Task: Transcribe the lines below verbatim, skipping the images.

##### Stored data

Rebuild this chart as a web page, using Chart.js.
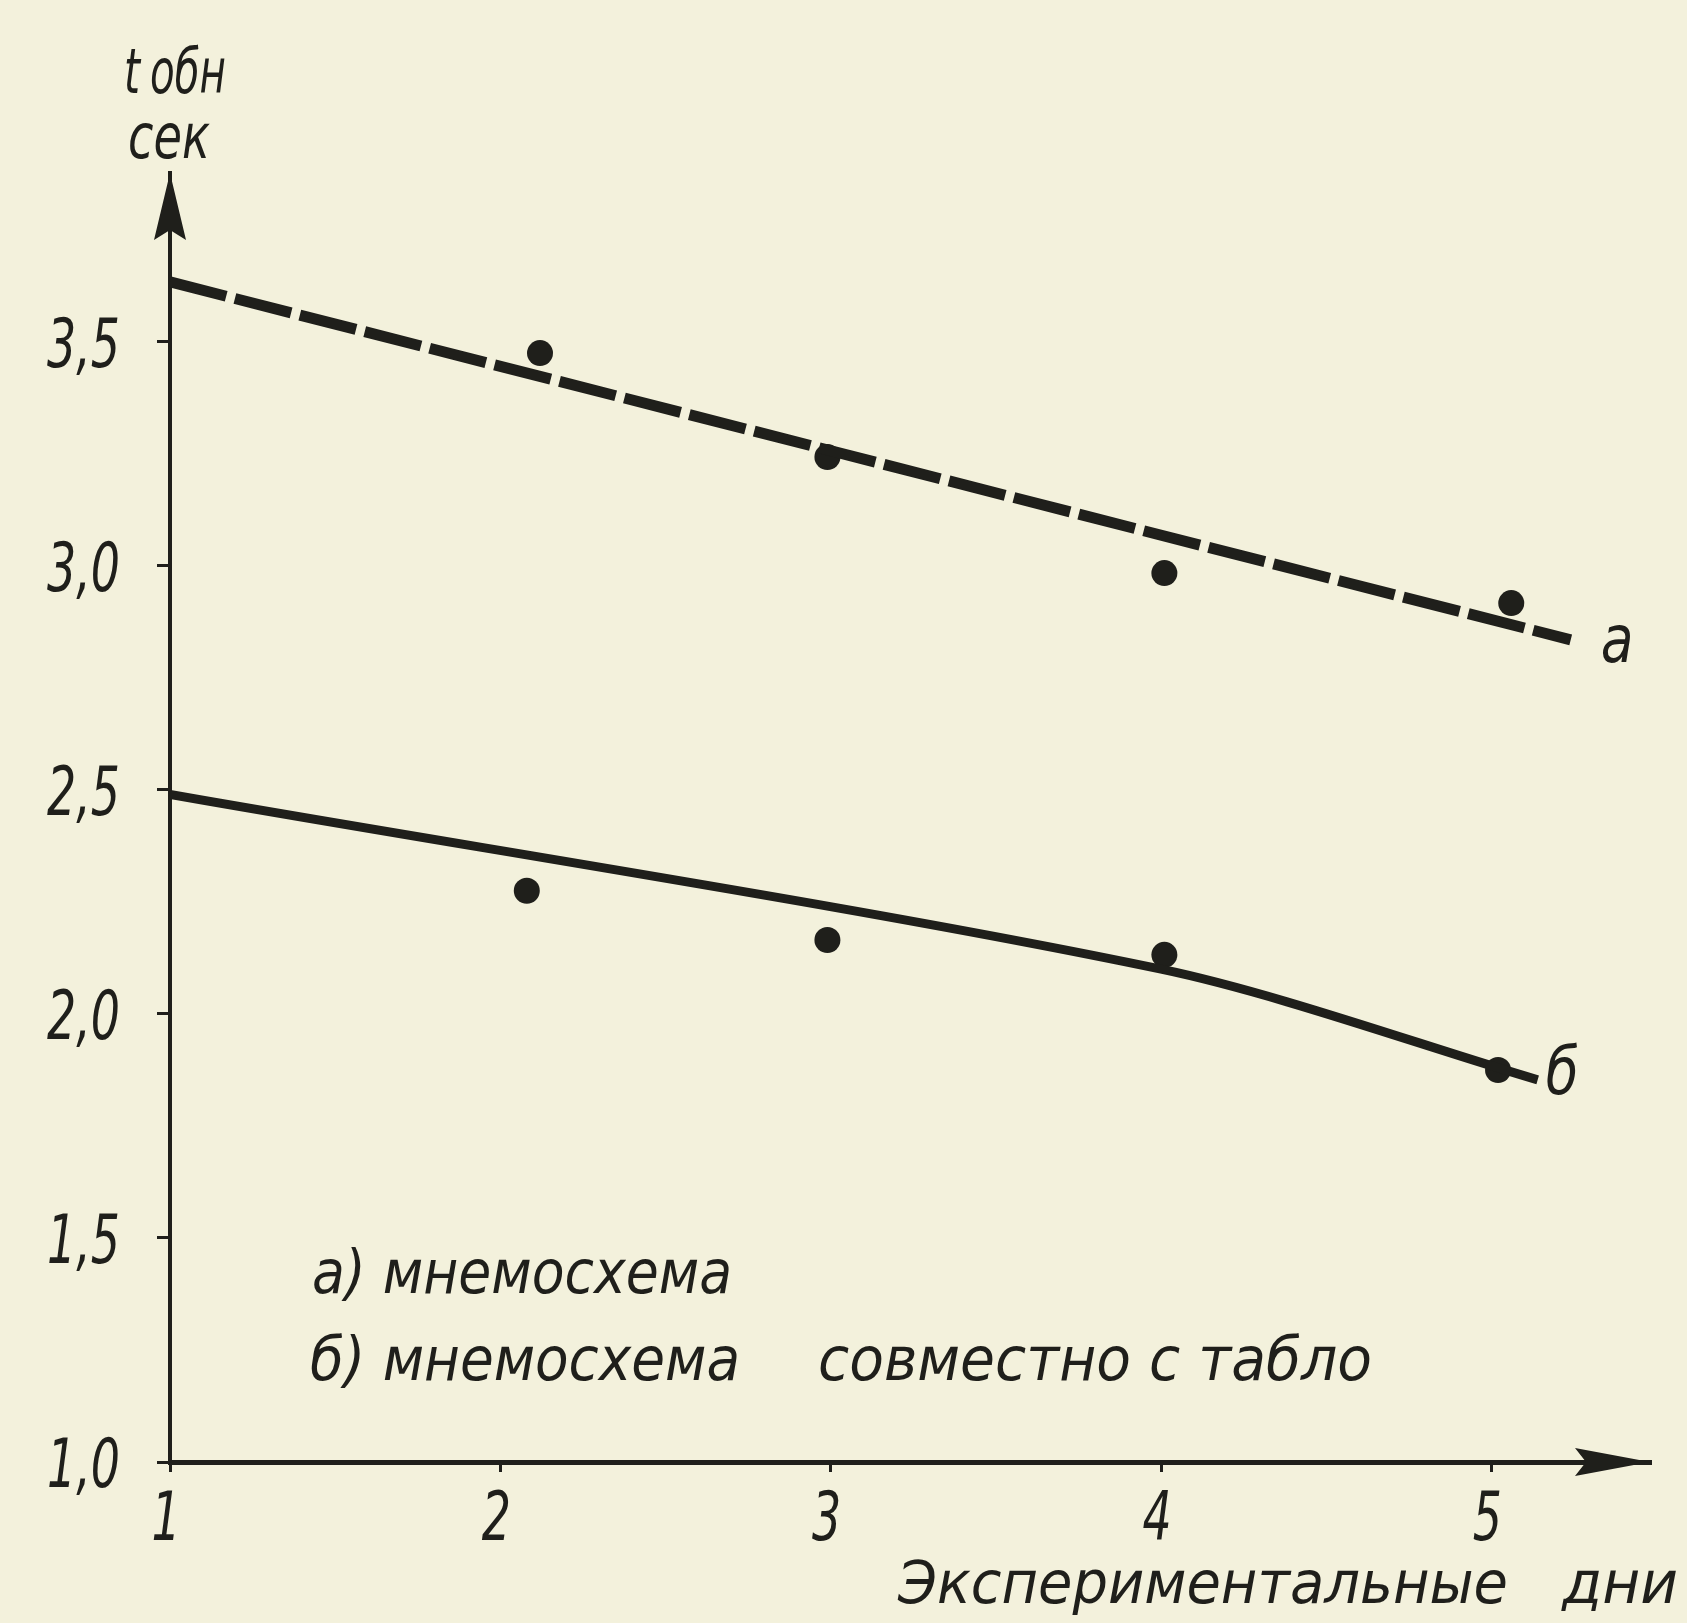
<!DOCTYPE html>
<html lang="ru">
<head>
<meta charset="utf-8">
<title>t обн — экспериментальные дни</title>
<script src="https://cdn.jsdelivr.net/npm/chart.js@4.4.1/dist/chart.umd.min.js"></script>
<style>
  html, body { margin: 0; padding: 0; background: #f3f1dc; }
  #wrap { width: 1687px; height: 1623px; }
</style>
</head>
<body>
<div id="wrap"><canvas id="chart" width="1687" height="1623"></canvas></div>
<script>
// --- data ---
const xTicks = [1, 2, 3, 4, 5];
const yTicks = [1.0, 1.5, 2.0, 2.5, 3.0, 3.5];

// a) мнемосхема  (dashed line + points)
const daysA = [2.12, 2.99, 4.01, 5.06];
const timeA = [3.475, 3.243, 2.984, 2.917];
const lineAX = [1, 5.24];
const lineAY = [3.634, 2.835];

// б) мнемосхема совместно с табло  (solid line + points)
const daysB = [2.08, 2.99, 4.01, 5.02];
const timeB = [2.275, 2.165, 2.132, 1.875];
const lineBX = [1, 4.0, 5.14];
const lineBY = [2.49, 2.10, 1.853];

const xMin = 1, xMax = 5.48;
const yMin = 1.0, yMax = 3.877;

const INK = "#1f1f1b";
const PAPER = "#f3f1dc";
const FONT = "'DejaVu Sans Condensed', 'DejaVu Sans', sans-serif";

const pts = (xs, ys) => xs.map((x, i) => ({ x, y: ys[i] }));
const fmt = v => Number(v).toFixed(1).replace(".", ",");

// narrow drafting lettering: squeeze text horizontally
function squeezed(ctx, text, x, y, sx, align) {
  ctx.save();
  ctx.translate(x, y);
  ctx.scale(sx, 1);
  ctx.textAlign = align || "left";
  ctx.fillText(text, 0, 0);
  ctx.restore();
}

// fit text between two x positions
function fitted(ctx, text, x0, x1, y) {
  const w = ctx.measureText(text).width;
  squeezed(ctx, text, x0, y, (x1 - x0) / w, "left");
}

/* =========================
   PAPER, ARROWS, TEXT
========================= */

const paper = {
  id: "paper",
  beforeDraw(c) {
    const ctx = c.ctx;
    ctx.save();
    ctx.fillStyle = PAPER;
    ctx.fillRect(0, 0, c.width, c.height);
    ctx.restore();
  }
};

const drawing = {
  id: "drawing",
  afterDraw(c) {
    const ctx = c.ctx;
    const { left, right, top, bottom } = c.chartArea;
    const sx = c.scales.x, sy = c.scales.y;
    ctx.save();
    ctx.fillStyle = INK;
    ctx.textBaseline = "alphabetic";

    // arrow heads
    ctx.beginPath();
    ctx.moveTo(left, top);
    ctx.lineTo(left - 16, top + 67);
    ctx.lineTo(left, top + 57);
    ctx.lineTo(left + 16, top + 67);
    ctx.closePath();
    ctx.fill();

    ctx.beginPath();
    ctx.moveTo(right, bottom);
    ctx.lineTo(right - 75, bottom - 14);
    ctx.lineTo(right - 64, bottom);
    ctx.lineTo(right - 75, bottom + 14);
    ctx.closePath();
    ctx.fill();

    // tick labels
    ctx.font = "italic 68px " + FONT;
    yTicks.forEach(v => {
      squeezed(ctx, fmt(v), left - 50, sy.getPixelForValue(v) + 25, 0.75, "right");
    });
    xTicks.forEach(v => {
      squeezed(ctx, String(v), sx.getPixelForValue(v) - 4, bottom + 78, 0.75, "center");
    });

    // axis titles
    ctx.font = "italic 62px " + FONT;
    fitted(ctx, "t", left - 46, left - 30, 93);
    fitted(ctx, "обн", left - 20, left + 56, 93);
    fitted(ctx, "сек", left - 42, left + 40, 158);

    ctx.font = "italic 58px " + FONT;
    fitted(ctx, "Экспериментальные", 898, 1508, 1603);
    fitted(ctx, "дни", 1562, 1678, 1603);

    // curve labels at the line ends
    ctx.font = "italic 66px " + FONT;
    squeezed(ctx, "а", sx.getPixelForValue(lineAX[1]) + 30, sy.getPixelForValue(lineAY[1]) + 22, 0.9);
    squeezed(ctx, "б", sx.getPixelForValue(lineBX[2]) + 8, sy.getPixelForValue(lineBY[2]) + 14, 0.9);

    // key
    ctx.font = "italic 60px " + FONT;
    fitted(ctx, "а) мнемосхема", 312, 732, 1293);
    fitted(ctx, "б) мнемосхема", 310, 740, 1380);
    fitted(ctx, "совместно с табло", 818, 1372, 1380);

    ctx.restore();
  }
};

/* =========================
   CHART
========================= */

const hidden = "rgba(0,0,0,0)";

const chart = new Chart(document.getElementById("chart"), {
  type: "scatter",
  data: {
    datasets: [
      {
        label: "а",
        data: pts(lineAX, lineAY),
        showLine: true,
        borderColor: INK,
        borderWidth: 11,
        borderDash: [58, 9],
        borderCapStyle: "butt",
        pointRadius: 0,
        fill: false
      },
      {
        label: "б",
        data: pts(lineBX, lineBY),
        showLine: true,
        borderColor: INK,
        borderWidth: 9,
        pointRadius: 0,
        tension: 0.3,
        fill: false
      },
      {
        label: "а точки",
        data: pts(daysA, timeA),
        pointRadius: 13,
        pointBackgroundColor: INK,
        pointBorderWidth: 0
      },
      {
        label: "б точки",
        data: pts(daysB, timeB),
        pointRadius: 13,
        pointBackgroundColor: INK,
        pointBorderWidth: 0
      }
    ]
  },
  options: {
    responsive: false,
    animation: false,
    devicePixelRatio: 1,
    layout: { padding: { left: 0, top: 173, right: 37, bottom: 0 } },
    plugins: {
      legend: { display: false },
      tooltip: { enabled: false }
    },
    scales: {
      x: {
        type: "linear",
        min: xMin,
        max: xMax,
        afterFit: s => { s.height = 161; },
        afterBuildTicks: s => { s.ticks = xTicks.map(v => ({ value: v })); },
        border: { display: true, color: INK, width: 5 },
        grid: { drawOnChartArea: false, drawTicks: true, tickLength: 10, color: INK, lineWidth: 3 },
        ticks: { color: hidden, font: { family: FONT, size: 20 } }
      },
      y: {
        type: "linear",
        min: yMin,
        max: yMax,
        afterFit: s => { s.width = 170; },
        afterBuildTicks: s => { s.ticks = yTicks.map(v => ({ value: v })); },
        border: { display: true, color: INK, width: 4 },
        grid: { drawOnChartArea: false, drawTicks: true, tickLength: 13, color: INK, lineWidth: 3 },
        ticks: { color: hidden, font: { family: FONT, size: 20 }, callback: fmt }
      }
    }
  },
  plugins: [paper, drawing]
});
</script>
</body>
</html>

##########

The answer:
Rebuild this chart as a web page, using Chart.js.
<!DOCTYPE html>
<html lang="ru">
<head>
<meta charset="utf-8">
<title>t обн — экспериментальные дни</title>
<script src="https://cdn.jsdelivr.net/npm/chart.js@4.4.1/dist/chart.umd.min.js"></script>
<style>
  html, body { margin: 0; padding: 0; background: #f3f1dc; }
  #wrap { width: 1687px; height: 1623px; }
</style>
</head>
<body>
<div id="wrap"><canvas id="chart" width="1687" height="1623"></canvas></div>
<script>
// --- data ---
const xTicks = [1, 2, 3, 4, 5];
const yTicks = [1.0, 1.5, 2.0, 2.5, 3.0, 3.5];

// a) мнемосхема  (dashed line + points)
const daysA = [2.12, 2.99, 4.01, 5.06];
const timeA = [3.475, 3.243, 2.984, 2.917];
const lineAX = [1, 5.24];
const lineAY = [3.634, 2.835];

// б) мнемосхема совместно с табло  (solid line + points)
const daysB = [2.08, 2.99, 4.01, 5.02];
const timeB = [2.275, 2.165, 2.132, 1.875];
const lineBX = [1, 4.0, 5.14];
const lineBY = [2.49, 2.10, 1.853];

const xMin = 1, xMax = 5.48;
const yMin = 1.0, yMax = 3.877;

const INK = "#1f1f1b";
const PAPER = "#f3f1dc";
const FONT = "'DejaVu Sans Condensed', 'DejaVu Sans', sans-serif";

const pts = (xs, ys) => xs.map((x, i) => ({ x, y: ys[i] }));
const fmt = v => Number(v).toFixed(1).replace(".", ",");

// narrow drafting lettering: squeeze text horizontally
function squeezed(ctx, text, x, y, sx, align) {
  ctx.save();
  ctx.translate(x, y);
  ctx.scale(sx, 1);
  ctx.textAlign = align || "left";
  ctx.fillText(text, 0, 0);
  ctx.restore();
}

// fit text between two x positions
function fitted(ctx, text, x0, x1, y) {
  const w = ctx.measureText(text).width;
  squeezed(ctx, text, x0, y, (x1 - x0) / w, "left");
}

/* =========================
   PAPER, ARROWS, TEXT
========================= */

const paper = {
  id: "paper",
  beforeDraw(c) {
    const ctx = c.ctx;
    ctx.save();
    ctx.fillStyle = PAPER;
    ctx.fillRect(0, 0, c.width, c.height);
    ctx.restore();
  }
};

const drawing = {
  id: "drawing",
  afterDraw(c) {
    const ctx = c.ctx;
    const { left, right, top, bottom } = c.chartArea;
    const sx = c.scales.x, sy = c.scales.y;
    ctx.save();
    ctx.fillStyle = INK;
    ctx.textBaseline = "alphabetic";

    // arrow heads
    ctx.beginPath();
    ctx.moveTo(left, top);
    ctx.lineTo(left - 16, top + 67);
    ctx.lineTo(left, top + 57);
    ctx.lineTo(left + 16, top + 67);
    ctx.closePath();
    ctx.fill();

    ctx.beginPath();
    ctx.moveTo(right, bottom);
    ctx.lineTo(right - 75, bottom - 14);
    ctx.lineTo(right - 64, bottom);
    ctx.lineTo(right - 75, bottom + 14);
    ctx.closePath();
    ctx.fill();

    // tick labels
    ctx.font = "italic 68px " + FONT;
    yTicks.forEach(v => {
      squeezed(ctx, fmt(v), left - 50, sy.getPixelForValue(v) + 25, 0.75, "right");
    });
    xTicks.forEach(v => {
      squeezed(ctx, String(v), sx.getPixelForValue(v) - 4, bottom + 78, 0.75, "center");
    });

    // axis titles
    ctx.font = "italic 62px " + FONT;
    fitted(ctx, "t", left - 46, left - 30, 93);
    fitted(ctx, "обн", left - 20, left + 56, 93);
    fitted(ctx, "сек", left - 42, left + 40, 158);

    ctx.font = "italic 58px " + FONT;
    fitted(ctx, "Экспериментальные", 898, 1508, 1603);
    fitted(ctx, "дни", 1562, 1678, 1603);

    // curve labels at the line ends
    ctx.font = "italic 66px " + FONT;
    squeezed(ctx, "а", sx.getPixelForValue(lineAX[1]) + 30, sy.getPixelForValue(lineAY[1]) + 22, 0.9);
    squeezed(ctx, "б", sx.getPixelForValue(lineBX[2]) + 8, sy.getPixelForValue(lineBY[2]) + 14, 0.9);

    // key
    ctx.font = "italic 60px " + FONT;
    fitted(ctx, "а) мнемосхема", 312, 732, 1293);
    fitted(ctx, "б) мнемосхема", 310, 740, 1380);
    fitted(ctx, "совместно с табло", 818, 1372, 1380);

    ctx.restore();
  }
};

/* =========================
   CHART
========================= */

const hidden = "rgba(0,0,0,0)";

const chart = new Chart(document.getElementById("chart"), {
  type: "scatter",
  data: {
    datasets: [
      {
        label: "а",
        data: pts(lineAX, lineAY),
        showLine: true,
        borderColor: INK,
        borderWidth: 11,
        borderDash: [58, 9],
        borderCapStyle: "butt",
        pointRadius: 0,
        fill: false
      },
      {
        label: "б",
        data: pts(lineBX, lineBY),
        showLine: true,
        borderColor: INK,
        borderWidth: 9,
        pointRadius: 0,
        tension: 0.3,
        fill: false
      },
      {
        label: "а точки",
        data: pts(daysA, timeA),
        pointRadius: 13,
        pointBackgroundColor: INK,
        pointBorderWidth: 0
      },
      {
        label: "б точки",
        data: pts(daysB, timeB),
        pointRadius: 13,
        pointBackgroundColor: INK,
        pointBorderWidth: 0
      }
    ]
  },
  options: {
    responsive: false,
    animation: false,
    devicePixelRatio: 1,
    layout: { padding: { left: 0, top: 173, right: 37, bottom: 0 } },
    plugins: {
      legend: { display: false },
      tooltip: { enabled: false }
    },
    scales: {
      x: {
        type: "linear",
        min: xMin,
        max: xMax,
        afterFit: s => { s.height = 161; },
        afterBuildTicks: s => { s.ticks = xTicks.map(v => ({ value: v })); },
        border: { display: true, color: INK, width: 5 },
        grid: { drawOnChartArea: false, drawTicks: true, tickLength: 10, color: INK, lineWidth: 3 },
        ticks: { color: hidden, font: { family: FONT, size: 20 } }
      },
      y: {
        type: "linear",
        min: yMin,
        max: yMax,
        afterFit: s => { s.width = 170; },
        afterBuildTicks: s => { s.ticks = yTicks.map(v => ({ value: v })); },
        border: { display: true, color: INK, width: 4 },
        grid: { drawOnChartArea: false, drawTicks: true, tickLength: 13, color: INK, lineWidth: 3 },
        ticks: { color: hidden, font: { family: FONT, size: 20 }, callback: fmt }
      }
    }
  },
  plugins: [paper, drawing]
});
</script>
</body>
</html>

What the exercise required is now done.